31-3. 年成の部分的転換

 二年成の樹木では、しばしば年成のルールを無視して異常成長した幼果が見られます。図31-3-1は、アベマキの幼果が異常成長した例ですが、二年成の樹種でこのような幼果が出現する個体数が圧倒的に多く、なおかつ前年に開花した果実に迫る勢いでそれらが成長するのは、私が調べたところアベマキだけでした。

 セクション31-1で、私は二年成というブナ科の樹木がもつ性質のメリットを明らかにしましたが、このメリットは果実が少産化傾向にある現代においては不必要であることから、将来的に二年成は一年成へとシステム転換を図るのではないかと述べました。そして、その後の調査の結果、遂に二年成から一年成へと転換した果実を見つけ出すことに成功したのです。

 二年成から一年成に転換した果実が結実したのは、西神中央公園 [ 所在地 : 兵庫県神戸市 ] にある個体です。例年4月に咲く花の半数以上が異常成長しており、同じ県内にある摂津伊丹廃寺跡 [ 所在地 : 兵庫県伊丹市 ] の個体と共に、転換の先陣を切る可能性が高いと予想していたものです。

 図31-3-3は、一年成に転換した果実を採取した時の樹上の様子です。この個体は、通常開花した翌年の9月中旬頃に結実するので、ほとんどの果実は既に落下していましたが、樹上に残った少量の果実と比較した結果、10月上旬の時点で、一年成の果実は二年成のものとほぼ同じサイズにまで成長していました。また、殻斗の鱗片の変色状況から成熟時期を推定すると、通常の二年成の果実との結実に至るまでのタイムラグは、およそ一ヶ月程度と考えられます。

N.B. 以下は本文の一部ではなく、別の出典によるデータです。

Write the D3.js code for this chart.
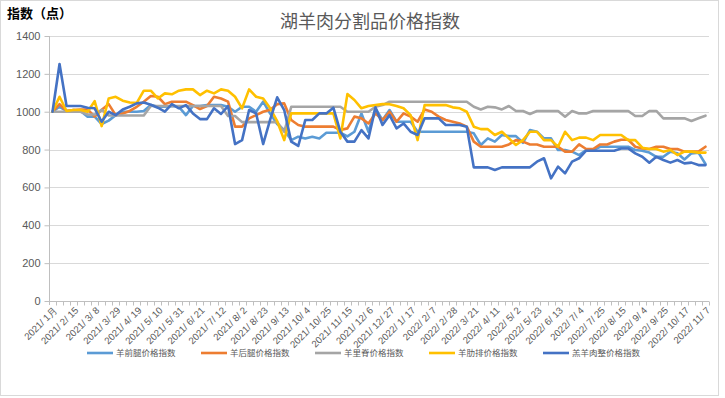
<!DOCTYPE html>
<html><head><meta charset="utf-8">
<script src="https://cdn.jsdelivr.net/npm/d3@7"></script>
<style>body{margin:0;background:#fff}svg{display:block}text{font-family:"Noto Sans CJK SC","Noto Sans",sans-serif}</style>
</head><body><svg id="c" width="725" height="398"></svg>
<script>
const categories = ["2021/1月","2021/2/1","2021/2/8","2021/2/15","2021/2/22","2021/3/1","2021/3/8","2021/3/15","2021/3/22","2021/3/29",
"2021/4/5","2021/4/12","2021/4/19","2021/4/26","2021/5/3","2021/5/10","2021/5/17","2021/5/24","2021/5/31","2021/6/7",
"2021/6/14","2021/6/21","2021/6/28","2021/7/5","2021/7/12","2021/7/19","2021/7/26","2021/8/2","2021/8/9","2021/8/16",
"2021/8/23","2021/8/30","2021/9/6","2021/9/13","2021/9/20","2021/9/27","2021/10/4","2021/10/11","2021/10/18","2021/10/25",
"2021/11/1","2021/11/8","2021/11/15","2021/11/22","2021/11/29","2021/12/6","2021/12/13","2021/12/20","2021/12/27","2022/1/3",
"2022/1/10","2022/1/17","2022/1/24","2022/1/31","2022/2/7","2022/2/14","2022/2/21","2022/2/28","2022/3/7","2022/3/14",
"2022/3/21","2022/3/28","2022/4/4","2022/4/11","2022/4/18","2022/4/25","2022/5/2","2022/5/9","2022/5/16","2022/5/23",
"2022/5/30","2022/6/6","2022/6/13","2022/6/20","2022/6/27","2022/7/4","2022/7/11","2022/7/18","2022/7/25","2022/8/1",
"2022/8/8","2022/8/15","2022/8/22","2022/8/29","2022/9/4","2022/9/11","2022/9/18","2022/9/25","2022/10/2","2022/10/9",
"2022/10/17","2022/10/24","2022/10/31","2022/11/7"];
const tickLabels = ["2021/1月","2021/2/15","2021/3/8","2021/3/29","2021/4/19","2021/5/10","2021/5/31","2021/6/21","2021/7/12","2021/8/2",
"2021/8/23","2021/9/13","2021/10/4","2021/10/25","2021/11/15","2021/12/6","2021/12/27","2022/1/17","2022/2/7","2022/2/28",
"2022/3/21","2022/4/11","2022/5/2","2022/5/23","2022/6/13","2022/7/4","2022/7/25","2022/8/15","2022/9/4","2022/9/25",
"2022/10/17","2022/11/7"];
const yTicks = [0,200,400,600,800,1000,1200,1400];
const seriesNames = ["羊前腿价格指数","羊后腿价格指数","羊里脊价格指数","羊肋排价格指数","羔羊肉整价格指数"];
const seriesColors = ["#5b9bd5","#ed7d31","#a5a5a5","#ffc000","#4472c4"];
const frontLeg = [1000,1026,1004,1009,1004,974,974,935,953,982,1000,1000,1000,1004,1035,1026,1026,1030,1026,982,
1030,1030,1035,1035,1035,1026,1000,1026,1026,1000,1053,990,935,903,850,868,859,868,859,889,
889,889,870,894,991,894,1018,956,1009,947,947,947,894,894,894,894,894,894,894,894,
886,824,859,842,877,871,871,836,903,894,859,859,798,798,789,771,798,798,815,815,
815,815,815,798,794,784,762,762,789,780,748,780,784,724];
const hindLeg = [1000,1040,1004,1009,1012,1012,974,1010,1040,982,991,1004,1026,1053,1083,1079,1040,1053,1053,1053,
1035,1014,1030,1079,1070,1053,921,921,965,982,1000,1010,1040,1044,956,930,921,921,921,921,
921,903,912,974,965,938,991,956,1000,947,991,974,947,1012,1000,974,956,947,938,921,
842,815,815,815,815,827,850,842,827,827,815,815,815,789,789,827,803,803,827,827,
842,852,852,815,806,803,815,815,803,803,789,789,789,815];
const loin = [1000,1000,1000,1000,1000,985,985,1010,980,980,980,980,980,980,1030,1030,1030,1030,1030,1030,
1030,1030,1030,1030,1030,977,977,945,945,945,945,945,945,894,1026,1026,1026,1026,1026,1026,
1026,1026,1000,1000,1000,1000,1026,1035,1053,1053,1053,1053,1053,1053,1053,1053,1053,1053,1053,1053,
1026,1012,1026,1023,1012,1030,1004,1004,988,1004,1004,1004,1004,974,1004,991,991,1004,1004,1004,
1004,1004,1004,977,977,1004,1004,965,965,965,965,951,965,979];
const ribs = [1000,1079,1004,1009,1009,1000,1056,924,1070,1079,1058,1049,1047,1111,1111,1070,1097,1092,1111,1118,
1118,1088,1111,1097,1118,1111,1079,1018,1118,1079,1070,1018,950,850,991,991,991,991,991,991,
991,859,1093,1062,1018,1030,1035,1040,1040,1030,1018,982,850,1035,1035,1035,1035,1023,1018,1000,
921,908,908,877,894,859,824,850,894,894,850,850,815,894,850,863,863,850,877,877,
877,877,850,850,810,803,803,789,798,771,789,789,784,784];
const wholeLamb = [1000,1252,1030,1030,1030,1021,1018,947,1000,982,1012,1026,1044,1049,1037,1021,1000,1040,1018,1035,
991,961,961,1018,988,1030,829,850,1009,991,829,958,1076,1009,842,819,956,956,991,991,
1021,894,842,842,903,859,1023,930,982,912,938,894,877,965,965,965,930,930,930,921,
706,706,706,692,706,706,706,706,706,736,754,648,710,674,736,754,794,794,794,794,
794,806,806,780,762,731,762,745,731,745,727,731,718,718];
const seriesValues = [frontLeg, hindLeg, loin, ribs, wholeLamb];

const svg = d3.select("#c");
svg.append("rect").attr("x",0.5).attr("y",0.5).attr("width",718).attr("height",395)
  .attr("fill","#fff").attr("stroke","#d9d9d9");

const x = d3.scaleBand().domain(categories).range([49,709]).padding(0);
const y = d3.scaleLinear().domain([0,1400]).range([301,36]);
const cx = c => x(c) + x.bandwidth()/2;

// gridlines
svg.append("g").selectAll("line").data(yTicks.filter(d=>d>0)).join("line")
  .attr("x1",49).attr("x2",709).attr("y1",d=>Math.round(y(d))+0.5).attr("y2",d=>Math.round(y(d))+0.5)
  .attr("stroke","#d9d9d9").attr("stroke-width",1);

// y axis
const ya = svg.append("g").attr("transform","translate(49.5,0)")
  .call(d3.axisLeft(y).tickValues(yTicks).tickSize(5).tickPadding(4).tickFormat(d3.format("d")));
ya.select(".domain").attr("stroke","#bfbfbf").attr("d","M0,36V305");
ya.selectAll(".tick line").attr("stroke","#bfbfbf");
ya.selectAll(".tick text").attr("fill","#595959").attr("font-size","11px")
  .style("font-family","'Liberation Sans',Arial,sans-serif");

// x axis
const xa = svg.append("g").attr("transform","translate(0,301.5)");
xa.append("line").attr("x1",49).attr("x2",709).attr("stroke","#bfbfbf");
xa.selectAll("line.t").data(categories).join("line").attr("class","t")
  .attr("x1",d=>Math.round(x(d)+x.bandwidth())+0.5).attr("x2",d=>Math.round(x(d)+x.bandwidth())+0.5)
  .attr("y1",0).attr("y2",4).attr("stroke","#bfbfbf");
xa.selectAll("text").data(tickLabels).join("text")
  .attr("transform",d=>`translate(${cx(d)+3},${7}) rotate(-45)`)
  .attr("text-anchor","end").attr("dy","0.35em")
  .attr("fill","#595959").attr("font-size","9.6px")
  .style("font-family","'Liberation Sans',Arial,sans-serif")
  .text(d=>d.replace(/\//g,"/ "));

// lines
const line = d3.line().x((d,i)=>cx(categories[i])).y(d=>y(d));
svg.append("g").selectAll("path").data(seriesValues).join("path")
  .attr("d",line).attr("fill","none")
  .attr("stroke",(d,i)=>seriesColors[i]).attr("stroke-width",2.6)
  .attr("stroke-linejoin","round").attr("stroke-linecap","round");

// titles
svg.append("text").attr("x",370).attr("y",28).attr("text-anchor","middle")
  .attr("fill","#595959").attr("font-size","18px").text("湖羊肉分割品价格指数");
svg.append("text").attr("x",7).attr("y",18).attr("fill","#000").attr("font-size","13px")
  .attr("font-weight","bold").text("指数（点）");

// legend
const lg = svg.append("g").selectAll("g").data(seriesNames).join("g")
  .attr("transform",(d,i)=>`translate(${87+i*114},353)`);
lg.append("line").attr("x1",0).attr("x2",26).attr("stroke",(d,i)=>seriesColors[i]).attr("stroke-width",2.6);
lg.append("text").attr("x",29).attr("dy","0.35em").attr("fill","#595959").attr("font-size","8.5px").text(d=>d);
</script></body></html>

 図31-3-4は、一年成の果実が着いた枝を採取して、果実が着いた部分を向軸側と背軸側から撮影したものです。


 あらためて採取した枝を観察してみると、二年成の落葉樹には見られない普通葉が果軸の腋に見られることや、果軸のある枝に旧枝には見られない冬芽が立っていることから、この果実が一年成であることに疑いの余地がありません。念のために、殻斗から脱落した堅果の重量を測定しましたが、二年成の果実が4.5〜5.6gに対し、一年成は5.2gありましたので、年成の違いによる成長期間の長短は果実の成長に影響しないことも明らかになりました。

 この果実が本当に転換の始まりかどうかは、今後さらなる調査が必要ですが、少なくとも二年成は一年成と同程度の期間で結実できることが、この一件をもって立証できたのではないでしょうか。要するに、一年成と二年成の違いは、両者の物理的な構造(ハード)の差異によって生み出されたものではなく、年成を選択するスイッチの切り替え(ソフト)によって生み出されたものであると私は考えています。